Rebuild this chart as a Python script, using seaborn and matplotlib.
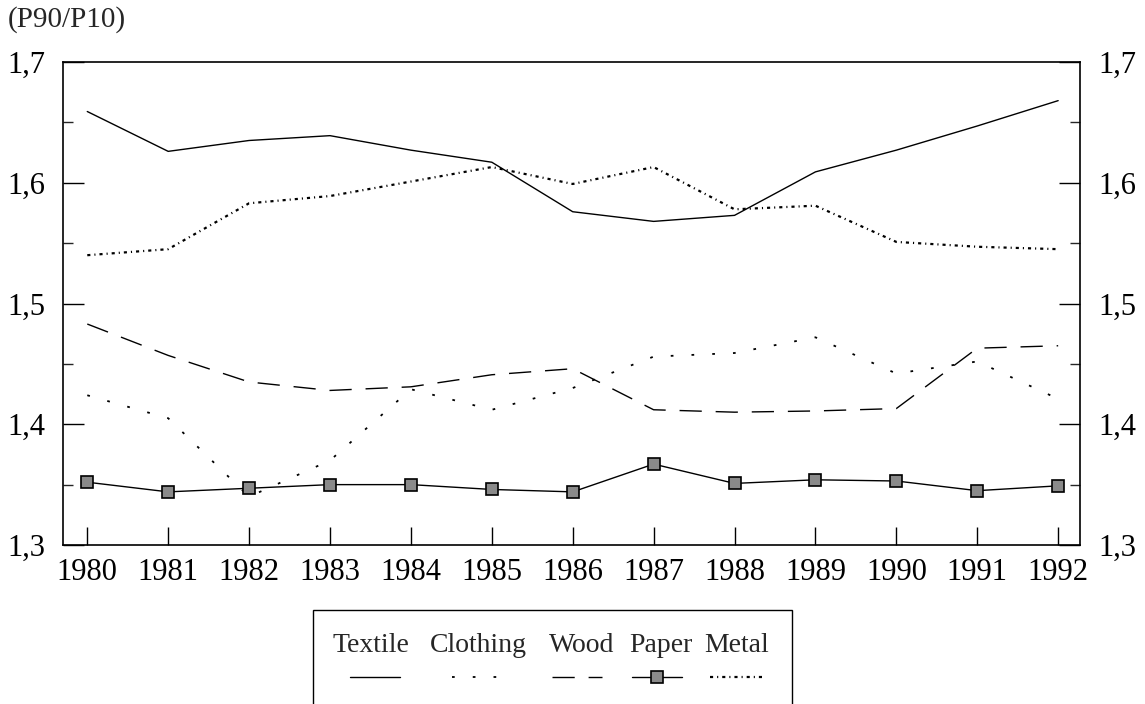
import matplotlib
matplotlib.use("Agg")
import matplotlib.pyplot as plt
import matplotlib.ticker as mticker
from matplotlib.lines import Line2D
from matplotlib.patches import Rectangle
import seaborn as sns
import pandas as pd

years = [1980, 1981, 1982, 1983, 1984, 1985, 1986, 1987, 1988, 1989, 1990, 1991, 1992]
textile = [1.659, 1.626, 1.635, 1.639, 1.627, 1.617, 1.576, 1.568, 1.573, 1.609, 1.627, 1.647, 1.668]
clothing = [1.424, 1.405, 1.340, 1.370, 1.429, 1.412, 1.430, 1.456, 1.459, 1.472, 1.442, 1.452, 1.421]
wood = [1.483, 1.457, 1.435, 1.428, 1.431, 1.441, 1.446, 1.412, 1.410, 1.411, 1.413, 1.463, 1.465]
paper = [1.352, 1.344, 1.347, 1.350, 1.350, 1.346, 1.344, 1.367, 1.351, 1.354, 1.353, 1.345, 1.349]
metal = [1.540, 1.545, 1.583, 1.589, 1.601, 1.613, 1.599, 1.613, 1.578, 1.581, 1.551, 1.547, 1.545]
series_names = ["Textile", "Clothing", "Wood", "Paper", "Metal"]
y_label = "(P90/P10)"

sns.set_theme(style="white")
plt.rcParams["font.family"] = ["Liberation Serif", "DejaVu Serif"]

styles = {
    "Textile": dict(color="black", linewidth=1.0, linestyle="-"),
    "Clothing": dict(color="black", linewidth=1.3, linestyle=(0, (1.5, 10.0))),
    "Wood": dict(color="black", linewidth=1.0, linestyle=(0, (16, 10))),
    "Paper": dict(color="black", linewidth=1.0, linestyle="-", marker="s", markersize=8,
                  markerfacecolor="#8a8a8a", markeredgecolor="black", markeredgewidth=1.2),
    "Metal": dict(color="black", linewidth=1.6, linestyle=(0, (1.4, 1.8, 0.5, 1.8))),
}

df = pd.DataFrame({"year": years, "Textile": textile, "Clothing": clothing,
                   "Wood": wood, "Paper": paper, "Metal": metal})

fig = plt.figure(figsize=(11.45, 7.04), dpi=100)
ax = fig.add_axes([63 / 1145, 1 - 545 / 704, (1080 - 63) / 1145, (545 - 62) / 704])

for name in series_names:
    sns.lineplot(data=df, x="year", y=name, ax=ax, legend=False, **styles[name])

ax.set_xlim(1979.70, 1992.27)
ax.set_ylim(1.3, 1.7)
ax.set_xticks(years)
ax.set_xticklabels([str(y) for y in years])
ax.yaxis.set_major_locator(mticker.MultipleLocator(0.1))
ax.yaxis.set_minor_locator(mticker.MultipleLocator(0.05))
ax.yaxis.set_major_formatter(mticker.FuncFormatter(lambda v, p: f"{v:.1f}".replace(".", ",")))
ax.set_xlabel("")
ax.set_ylabel("")
ax.tick_params(axis="y", which="major", direction="in", length=15, width=1,
               left=True, right=True, labelleft=True, labelright=True,
               labelsize=22, pad=13, colors="black")
ax.tick_params(axis="y", which="minor", direction="in", length=7, width=1,
               left=True, right=True)
ax.tick_params(axis="x", which="major", direction="in", length=13, width=1,
               bottom=True, top=False, labelsize=22, pad=9, colors="black")
for s in ax.spines.values():
    s.set_color("black")
    s.set_linewidth(1.2)
ax.grid(False)

fig.text(8 / 1145, 1 - 20 / 704, y_label, fontsize=21, ha="left", va="center")

# legend box (labels above their line samples), clipped at the bottom edge
fig.patches.append(Rectangle((313 / 1145, -0.05), (792 - 313) / 1145, 0.05 + (704 - 610) / 704,
                             transform=fig.transFigure, fill=False, edgecolor="black",
                             linewidth=1.0))
label_x = [371, 478, 582, 661, 737]
sample_x = [(350, 400), (452, 502), (552, 602), (632, 682), (710, 763)]
for name, lx, (sx0, sx1) in zip(series_names, label_x, sample_x):
    fig.text(lx / 1145, 1 - 645 / 704, name, fontsize=20, ha="center", va="center")
    st = dict(styles[name])
    ln = Line2D([sx0 / 1145, sx1 / 1145], [1 - 677 / 704, 1 - 677 / 704],
                transform=fig.transFigure, **{k: v for k, v in st.items() if k != "marker"})
    fig.lines.append(ln)
    if name == "Paper":
        mk = Line2D([(sx0 + sx1) / 2 / 1145], [1 - 677 / 704], transform=fig.transFigure,
                    linestyle="none", marker="s", markersize=8, markerfacecolor="#8a8a8a",
                    markeredgecolor="black", markeredgewidth=1.2)
        fig.lines.append(mk)

fig.savefig("out.png", dpi=100)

### WORK REQUIRED
Reproduce every line precisely as given, omitting all pictures.

### RESULT OF THE TASK
Rebuild this chart as a Python script, using seaborn and matplotlib.
import matplotlib
matplotlib.use("Agg")
import matplotlib.pyplot as plt
import matplotlib.ticker as mticker
from matplotlib.lines import Line2D
from matplotlib.patches import Rectangle
import seaborn as sns
import pandas as pd

years = [1980, 1981, 1982, 1983, 1984, 1985, 1986, 1987, 1988, 1989, 1990, 1991, 1992]
textile = [1.659, 1.626, 1.635, 1.639, 1.627, 1.617, 1.576, 1.568, 1.573, 1.609, 1.627, 1.647, 1.668]
clothing = [1.424, 1.405, 1.340, 1.370, 1.429, 1.412, 1.430, 1.456, 1.459, 1.472, 1.442, 1.452, 1.421]
wood = [1.483, 1.457, 1.435, 1.428, 1.431, 1.441, 1.446, 1.412, 1.410, 1.411, 1.413, 1.463, 1.465]
paper = [1.352, 1.344, 1.347, 1.350, 1.350, 1.346, 1.344, 1.367, 1.351, 1.354, 1.353, 1.345, 1.349]
metal = [1.540, 1.545, 1.583, 1.589, 1.601, 1.613, 1.599, 1.613, 1.578, 1.581, 1.551, 1.547, 1.545]
series_names = ["Textile", "Clothing", "Wood", "Paper", "Metal"]
y_label = "(P90/P10)"

sns.set_theme(style="white")
plt.rcParams["font.family"] = ["Liberation Serif", "DejaVu Serif"]

styles = {
    "Textile": dict(color="black", linewidth=1.0, linestyle="-"),
    "Clothing": dict(color="black", linewidth=1.3, linestyle=(0, (1.5, 10.0))),
    "Wood": dict(color="black", linewidth=1.0, linestyle=(0, (16, 10))),
    "Paper": dict(color="black", linewidth=1.0, linestyle="-", marker="s", markersize=8,
                  markerfacecolor="#8a8a8a", markeredgecolor="black", markeredgewidth=1.2),
    "Metal": dict(color="black", linewidth=1.6, linestyle=(0, (1.4, 1.8, 0.5, 1.8))),
}

df = pd.DataFrame({"year": years, "Textile": textile, "Clothing": clothing,
                   "Wood": wood, "Paper": paper, "Metal": metal})

fig = plt.figure(figsize=(11.45, 7.04), dpi=100)
ax = fig.add_axes([63 / 1145, 1 - 545 / 704, (1080 - 63) / 1145, (545 - 62) / 704])

for name in series_names:
    sns.lineplot(data=df, x="year", y=name, ax=ax, legend=False, **styles[name])

ax.set_xlim(1979.70, 1992.27)
ax.set_ylim(1.3, 1.7)
ax.set_xticks(years)
ax.set_xticklabels([str(y) for y in years])
ax.yaxis.set_major_locator(mticker.MultipleLocator(0.1))
ax.yaxis.set_minor_locator(mticker.MultipleLocator(0.05))
ax.yaxis.set_major_formatter(mticker.FuncFormatter(lambda v, p: f"{v:.1f}".replace(".", ",")))
ax.set_xlabel("")
ax.set_ylabel("")
ax.tick_params(axis="y", which="major", direction="in", length=15, width=1,
               left=True, right=True, labelleft=True, labelright=True,
               labelsize=22, pad=13, colors="black")
ax.tick_params(axis="y", which="minor", direction="in", length=7, width=1,
               left=True, right=True)
ax.tick_params(axis="x", which="major", direction="in", length=13, width=1,
               bottom=True, top=False, labelsize=22, pad=9, colors="black")
for s in ax.spines.values():
    s.set_color("black")
    s.set_linewidth(1.2)
ax.grid(False)

fig.text(8 / 1145, 1 - 20 / 704, y_label, fontsize=21, ha="left", va="center")

# legend box (labels above their line samples), clipped at the bottom edge
fig.patches.append(Rectangle((313 / 1145, -0.05), (792 - 313) / 1145, 0.05 + (704 - 610) / 704,
                             transform=fig.transFigure, fill=False, edgecolor="black",
                             linewidth=1.0))
label_x = [371, 478, 582, 661, 737]
sample_x = [(350, 400), (452, 502), (552, 602), (632, 682), (710, 763)]
for name, lx, (sx0, sx1) in zip(series_names, label_x, sample_x):
    fig.text(lx / 1145, 1 - 645 / 704, name, fontsize=20, ha="center", va="center")
    st = dict(styles[name])
    ln = Line2D([sx0 / 1145, sx1 / 1145], [1 - 677 / 704, 1 - 677 / 704],
                transform=fig.transFigure, **{k: v for k, v in st.items() if k != "marker"})
    fig.lines.append(ln)
    if name == "Paper":
        mk = Line2D([(sx0 + sx1) / 2 / 1145], [1 - 677 / 704], transform=fig.transFigure,
                    linestyle="none", marker="s", markersize=8, markerfacecolor="#8a8a8a",
                    markeredgecolor="black", markeredgewidth=1.2)
        fig.lines.append(mk)

fig.savefig("out.png", dpi=100)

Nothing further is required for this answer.